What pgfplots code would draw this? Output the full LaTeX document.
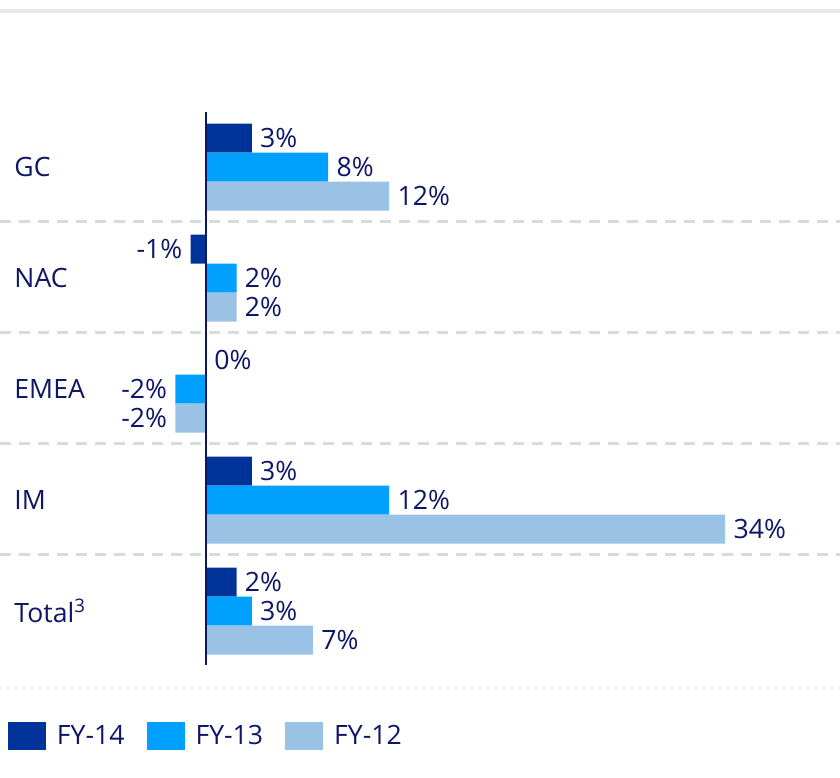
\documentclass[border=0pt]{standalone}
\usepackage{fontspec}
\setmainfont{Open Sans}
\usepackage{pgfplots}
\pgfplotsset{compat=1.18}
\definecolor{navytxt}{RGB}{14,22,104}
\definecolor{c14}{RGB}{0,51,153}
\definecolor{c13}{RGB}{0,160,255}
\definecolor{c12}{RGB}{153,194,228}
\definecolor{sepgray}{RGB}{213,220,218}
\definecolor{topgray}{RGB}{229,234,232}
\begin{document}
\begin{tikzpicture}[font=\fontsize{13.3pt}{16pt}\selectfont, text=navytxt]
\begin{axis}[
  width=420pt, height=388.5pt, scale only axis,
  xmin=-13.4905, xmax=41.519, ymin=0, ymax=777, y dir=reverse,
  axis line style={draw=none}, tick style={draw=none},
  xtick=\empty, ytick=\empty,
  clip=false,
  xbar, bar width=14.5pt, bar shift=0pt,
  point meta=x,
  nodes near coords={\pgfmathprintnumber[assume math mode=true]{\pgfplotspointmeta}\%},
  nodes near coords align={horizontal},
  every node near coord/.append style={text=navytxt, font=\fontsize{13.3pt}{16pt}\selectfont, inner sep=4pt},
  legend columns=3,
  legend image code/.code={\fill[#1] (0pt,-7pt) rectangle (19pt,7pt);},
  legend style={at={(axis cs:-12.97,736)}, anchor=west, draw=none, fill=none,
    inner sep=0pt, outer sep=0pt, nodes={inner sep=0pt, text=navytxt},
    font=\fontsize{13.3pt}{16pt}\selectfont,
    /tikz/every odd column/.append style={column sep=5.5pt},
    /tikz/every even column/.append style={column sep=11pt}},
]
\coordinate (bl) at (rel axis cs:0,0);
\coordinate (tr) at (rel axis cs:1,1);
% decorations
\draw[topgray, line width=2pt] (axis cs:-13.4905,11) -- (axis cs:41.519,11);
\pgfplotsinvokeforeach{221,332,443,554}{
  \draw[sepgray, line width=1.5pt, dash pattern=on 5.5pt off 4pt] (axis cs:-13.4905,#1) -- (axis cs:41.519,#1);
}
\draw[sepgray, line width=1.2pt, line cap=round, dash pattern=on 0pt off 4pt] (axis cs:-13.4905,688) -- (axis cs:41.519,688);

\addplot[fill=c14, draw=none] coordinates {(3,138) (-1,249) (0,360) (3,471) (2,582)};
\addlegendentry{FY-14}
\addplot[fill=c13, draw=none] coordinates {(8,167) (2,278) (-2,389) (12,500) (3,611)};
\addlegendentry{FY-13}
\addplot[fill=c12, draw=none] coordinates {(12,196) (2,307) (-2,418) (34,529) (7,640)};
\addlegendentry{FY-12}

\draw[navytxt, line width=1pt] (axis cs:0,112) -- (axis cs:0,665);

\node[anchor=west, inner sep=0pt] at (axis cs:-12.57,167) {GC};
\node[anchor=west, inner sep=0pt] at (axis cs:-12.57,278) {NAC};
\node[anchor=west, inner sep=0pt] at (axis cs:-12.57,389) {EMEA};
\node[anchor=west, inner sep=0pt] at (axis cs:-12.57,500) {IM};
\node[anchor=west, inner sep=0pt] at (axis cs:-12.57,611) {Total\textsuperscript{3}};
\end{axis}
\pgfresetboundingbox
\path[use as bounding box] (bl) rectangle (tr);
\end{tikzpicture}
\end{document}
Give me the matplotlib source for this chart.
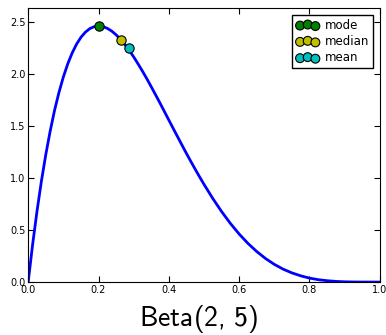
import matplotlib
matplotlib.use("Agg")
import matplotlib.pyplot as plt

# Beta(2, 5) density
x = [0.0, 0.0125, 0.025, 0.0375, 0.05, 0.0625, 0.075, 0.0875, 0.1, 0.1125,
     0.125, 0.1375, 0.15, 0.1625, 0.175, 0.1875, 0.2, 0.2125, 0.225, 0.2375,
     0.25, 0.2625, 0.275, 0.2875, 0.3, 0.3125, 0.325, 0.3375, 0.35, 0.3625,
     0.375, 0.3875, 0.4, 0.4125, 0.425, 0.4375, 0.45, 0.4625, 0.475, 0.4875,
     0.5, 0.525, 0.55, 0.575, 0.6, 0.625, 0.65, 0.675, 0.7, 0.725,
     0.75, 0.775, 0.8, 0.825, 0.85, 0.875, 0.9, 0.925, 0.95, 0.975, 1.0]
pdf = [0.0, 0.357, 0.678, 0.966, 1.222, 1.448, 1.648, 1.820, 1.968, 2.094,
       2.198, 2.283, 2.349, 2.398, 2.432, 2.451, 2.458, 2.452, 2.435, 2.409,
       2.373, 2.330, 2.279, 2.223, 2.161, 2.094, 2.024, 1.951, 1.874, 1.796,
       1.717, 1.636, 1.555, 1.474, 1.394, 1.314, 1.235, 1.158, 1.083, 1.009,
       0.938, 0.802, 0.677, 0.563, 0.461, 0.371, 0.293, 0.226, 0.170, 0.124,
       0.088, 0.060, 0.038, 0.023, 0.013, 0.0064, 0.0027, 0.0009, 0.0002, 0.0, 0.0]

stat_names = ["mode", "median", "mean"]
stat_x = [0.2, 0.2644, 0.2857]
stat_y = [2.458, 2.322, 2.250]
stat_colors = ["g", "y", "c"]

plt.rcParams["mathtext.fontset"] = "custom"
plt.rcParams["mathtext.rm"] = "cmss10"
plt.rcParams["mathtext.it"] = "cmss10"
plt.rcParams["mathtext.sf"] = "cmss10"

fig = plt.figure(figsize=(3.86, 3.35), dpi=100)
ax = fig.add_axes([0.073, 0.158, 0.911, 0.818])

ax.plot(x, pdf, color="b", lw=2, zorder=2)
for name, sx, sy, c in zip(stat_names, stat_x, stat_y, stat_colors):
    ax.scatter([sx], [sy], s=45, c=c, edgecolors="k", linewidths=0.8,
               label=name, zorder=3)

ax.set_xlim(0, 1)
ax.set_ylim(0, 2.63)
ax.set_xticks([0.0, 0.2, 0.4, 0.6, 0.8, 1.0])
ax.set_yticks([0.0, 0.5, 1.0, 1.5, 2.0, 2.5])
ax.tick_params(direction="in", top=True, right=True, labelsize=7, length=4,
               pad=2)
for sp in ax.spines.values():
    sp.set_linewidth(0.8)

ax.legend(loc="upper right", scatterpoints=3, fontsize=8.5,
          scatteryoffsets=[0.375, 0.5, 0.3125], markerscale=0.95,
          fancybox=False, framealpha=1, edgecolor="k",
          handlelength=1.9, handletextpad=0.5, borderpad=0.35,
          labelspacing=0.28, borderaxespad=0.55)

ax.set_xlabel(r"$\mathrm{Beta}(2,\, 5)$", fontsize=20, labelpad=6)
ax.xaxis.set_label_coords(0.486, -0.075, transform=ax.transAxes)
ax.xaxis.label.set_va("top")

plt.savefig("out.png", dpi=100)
....................
### Short exercise
From the entries above, copy every line where the word "this" shows up.

### Completed exercise
What pgfplots code would draw this? Output the full LaTeX document.
Give me the matplotlib source for this chart.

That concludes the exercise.